→ **SET PROBLEM**: Reproduce only the lines of the material below that start at the line containing "Reproduce this chart with D3.js." and stop at the line containing "const survivalTicks = [0.0, 0.2, 0.4, 0.6, 0.8, 1.0];". Keep both end lines.

→ **STORED RECORDS**:
****************************************
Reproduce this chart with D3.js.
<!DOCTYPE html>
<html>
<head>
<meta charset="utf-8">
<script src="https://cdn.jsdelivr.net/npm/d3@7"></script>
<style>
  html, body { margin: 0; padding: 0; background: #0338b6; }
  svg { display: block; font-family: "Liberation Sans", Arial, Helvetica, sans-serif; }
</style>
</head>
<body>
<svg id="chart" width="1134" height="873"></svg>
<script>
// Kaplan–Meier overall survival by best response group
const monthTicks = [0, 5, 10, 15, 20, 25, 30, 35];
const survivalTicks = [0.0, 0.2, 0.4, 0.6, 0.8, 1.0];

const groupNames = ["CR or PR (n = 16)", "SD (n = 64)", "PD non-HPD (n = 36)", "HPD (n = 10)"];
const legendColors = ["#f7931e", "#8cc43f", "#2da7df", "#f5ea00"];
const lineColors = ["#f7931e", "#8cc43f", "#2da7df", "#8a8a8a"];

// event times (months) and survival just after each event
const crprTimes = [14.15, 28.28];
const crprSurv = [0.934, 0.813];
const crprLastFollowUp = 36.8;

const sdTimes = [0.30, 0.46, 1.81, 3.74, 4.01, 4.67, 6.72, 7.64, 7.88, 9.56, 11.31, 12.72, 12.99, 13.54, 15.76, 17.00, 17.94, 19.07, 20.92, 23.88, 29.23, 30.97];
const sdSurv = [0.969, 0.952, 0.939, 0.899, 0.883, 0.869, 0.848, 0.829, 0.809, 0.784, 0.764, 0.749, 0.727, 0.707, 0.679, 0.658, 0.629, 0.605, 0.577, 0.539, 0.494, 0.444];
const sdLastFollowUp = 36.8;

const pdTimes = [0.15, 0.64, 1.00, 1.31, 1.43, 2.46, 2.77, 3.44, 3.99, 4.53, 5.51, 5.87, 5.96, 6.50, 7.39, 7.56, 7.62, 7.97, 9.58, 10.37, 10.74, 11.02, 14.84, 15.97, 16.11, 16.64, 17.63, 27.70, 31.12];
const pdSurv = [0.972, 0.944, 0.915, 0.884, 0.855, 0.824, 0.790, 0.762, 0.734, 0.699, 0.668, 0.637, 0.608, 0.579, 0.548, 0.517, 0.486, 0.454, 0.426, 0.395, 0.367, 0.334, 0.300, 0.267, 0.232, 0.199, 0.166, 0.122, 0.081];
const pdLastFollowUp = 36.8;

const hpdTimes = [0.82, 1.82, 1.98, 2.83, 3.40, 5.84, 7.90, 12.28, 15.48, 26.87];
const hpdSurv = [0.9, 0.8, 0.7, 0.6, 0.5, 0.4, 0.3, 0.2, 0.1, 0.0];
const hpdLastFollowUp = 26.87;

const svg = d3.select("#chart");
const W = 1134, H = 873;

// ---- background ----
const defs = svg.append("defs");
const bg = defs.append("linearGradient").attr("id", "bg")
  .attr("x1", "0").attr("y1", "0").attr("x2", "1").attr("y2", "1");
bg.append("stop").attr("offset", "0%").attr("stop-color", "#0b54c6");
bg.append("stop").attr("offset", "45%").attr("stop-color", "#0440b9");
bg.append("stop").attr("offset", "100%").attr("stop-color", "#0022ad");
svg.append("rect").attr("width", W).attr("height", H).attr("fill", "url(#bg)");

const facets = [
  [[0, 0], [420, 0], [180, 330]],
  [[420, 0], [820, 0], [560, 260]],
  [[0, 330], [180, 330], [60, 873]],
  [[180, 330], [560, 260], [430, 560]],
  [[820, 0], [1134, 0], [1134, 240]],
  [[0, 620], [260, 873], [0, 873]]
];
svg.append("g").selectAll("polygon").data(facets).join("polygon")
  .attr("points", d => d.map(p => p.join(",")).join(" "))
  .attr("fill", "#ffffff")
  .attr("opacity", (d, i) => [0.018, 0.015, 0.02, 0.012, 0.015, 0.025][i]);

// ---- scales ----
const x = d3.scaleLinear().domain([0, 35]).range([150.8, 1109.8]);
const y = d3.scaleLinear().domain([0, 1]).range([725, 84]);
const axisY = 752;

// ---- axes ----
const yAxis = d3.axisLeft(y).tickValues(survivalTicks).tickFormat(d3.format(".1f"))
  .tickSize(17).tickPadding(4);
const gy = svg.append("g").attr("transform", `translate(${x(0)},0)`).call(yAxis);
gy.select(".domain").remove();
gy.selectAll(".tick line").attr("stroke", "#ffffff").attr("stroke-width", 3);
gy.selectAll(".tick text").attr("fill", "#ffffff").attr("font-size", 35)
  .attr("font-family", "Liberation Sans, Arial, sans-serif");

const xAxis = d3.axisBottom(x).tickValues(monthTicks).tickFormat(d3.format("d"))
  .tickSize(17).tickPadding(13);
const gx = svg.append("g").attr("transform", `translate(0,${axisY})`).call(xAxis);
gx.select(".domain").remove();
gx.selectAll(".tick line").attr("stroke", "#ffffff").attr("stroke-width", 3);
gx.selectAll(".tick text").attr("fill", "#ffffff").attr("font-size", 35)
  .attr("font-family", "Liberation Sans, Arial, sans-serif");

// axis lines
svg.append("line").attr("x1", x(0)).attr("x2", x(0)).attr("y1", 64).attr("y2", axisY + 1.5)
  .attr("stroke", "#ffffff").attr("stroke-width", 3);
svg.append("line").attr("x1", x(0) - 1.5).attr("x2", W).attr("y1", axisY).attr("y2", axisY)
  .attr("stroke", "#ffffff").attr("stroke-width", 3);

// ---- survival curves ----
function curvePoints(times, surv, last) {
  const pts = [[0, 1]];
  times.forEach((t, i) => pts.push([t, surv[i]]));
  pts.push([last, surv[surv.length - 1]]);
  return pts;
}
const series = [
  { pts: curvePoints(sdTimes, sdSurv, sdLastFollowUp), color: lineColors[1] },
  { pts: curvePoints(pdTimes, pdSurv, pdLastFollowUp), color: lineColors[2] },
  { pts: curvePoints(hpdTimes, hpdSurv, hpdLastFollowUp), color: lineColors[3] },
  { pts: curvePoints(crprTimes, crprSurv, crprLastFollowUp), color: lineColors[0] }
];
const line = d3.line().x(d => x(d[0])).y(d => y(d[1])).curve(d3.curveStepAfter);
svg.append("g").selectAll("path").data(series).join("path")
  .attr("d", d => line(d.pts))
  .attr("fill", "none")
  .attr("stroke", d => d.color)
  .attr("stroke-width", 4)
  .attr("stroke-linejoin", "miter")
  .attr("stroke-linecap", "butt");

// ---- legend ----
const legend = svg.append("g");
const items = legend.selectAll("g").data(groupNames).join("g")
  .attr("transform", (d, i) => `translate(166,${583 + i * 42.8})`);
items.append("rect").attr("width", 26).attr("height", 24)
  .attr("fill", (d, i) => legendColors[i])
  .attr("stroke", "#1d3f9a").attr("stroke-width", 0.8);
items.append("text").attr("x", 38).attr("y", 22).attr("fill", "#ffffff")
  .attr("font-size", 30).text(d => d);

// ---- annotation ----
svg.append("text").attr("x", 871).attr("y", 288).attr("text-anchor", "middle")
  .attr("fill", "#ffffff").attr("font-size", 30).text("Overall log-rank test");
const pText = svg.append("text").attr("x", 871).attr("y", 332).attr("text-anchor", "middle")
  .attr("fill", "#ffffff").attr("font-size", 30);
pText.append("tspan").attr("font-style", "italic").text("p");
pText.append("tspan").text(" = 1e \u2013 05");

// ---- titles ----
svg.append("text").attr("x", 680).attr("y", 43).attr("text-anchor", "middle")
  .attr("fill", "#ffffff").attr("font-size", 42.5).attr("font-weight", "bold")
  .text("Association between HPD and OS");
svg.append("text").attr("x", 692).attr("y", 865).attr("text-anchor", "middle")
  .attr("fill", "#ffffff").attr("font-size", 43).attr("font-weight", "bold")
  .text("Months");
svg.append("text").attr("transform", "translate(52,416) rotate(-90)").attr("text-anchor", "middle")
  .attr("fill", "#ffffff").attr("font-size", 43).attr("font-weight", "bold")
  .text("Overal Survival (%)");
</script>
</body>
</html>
****************************************
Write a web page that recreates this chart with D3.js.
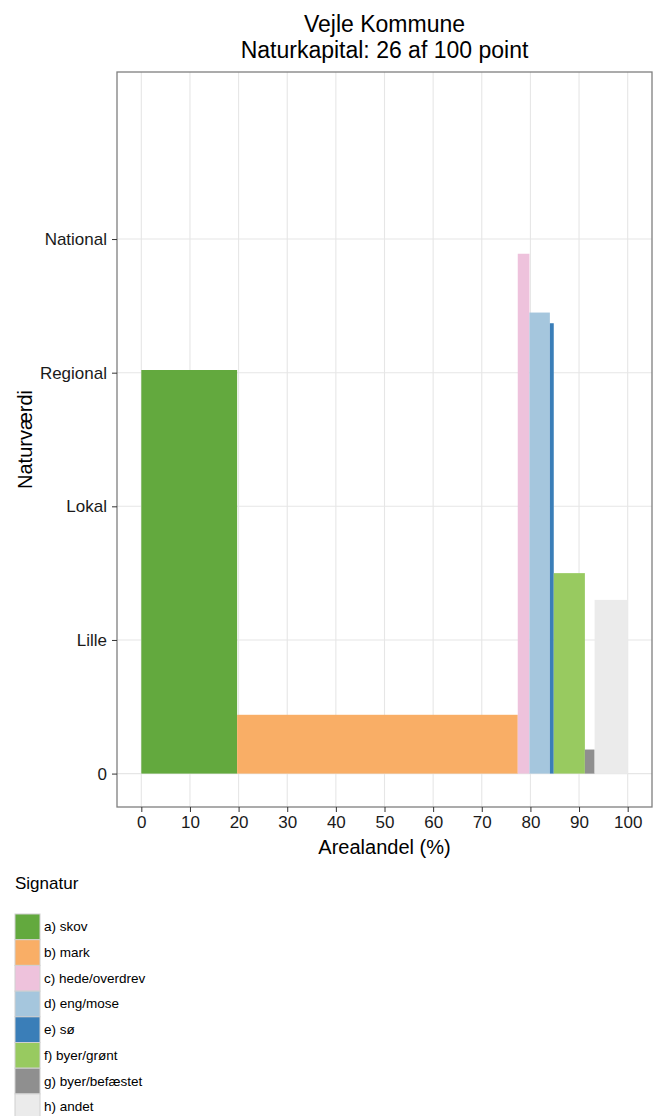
****************************************
→ **FINISHED ANSWER**:
Reproduce this chart with D3.js.
<!DOCTYPE html>
<html>
<head>
<meta charset="utf-8">
<script src="https://cdn.jsdelivr.net/npm/d3@7"></script>
<style>
  html, body { margin: 0; padding: 0; background: #0338b6; }
  svg { display: block; font-family: "Liberation Sans", Arial, Helvetica, sans-serif; }
</style>
</head>
<body>
<svg id="chart" width="1134" height="873"></svg>
<script>
// Kaplan–Meier overall survival by best response group
const monthTicks = [0, 5, 10, 15, 20, 25, 30, 35];
const survivalTicks = [0.0, 0.2, 0.4, 0.6, 0.8, 1.0];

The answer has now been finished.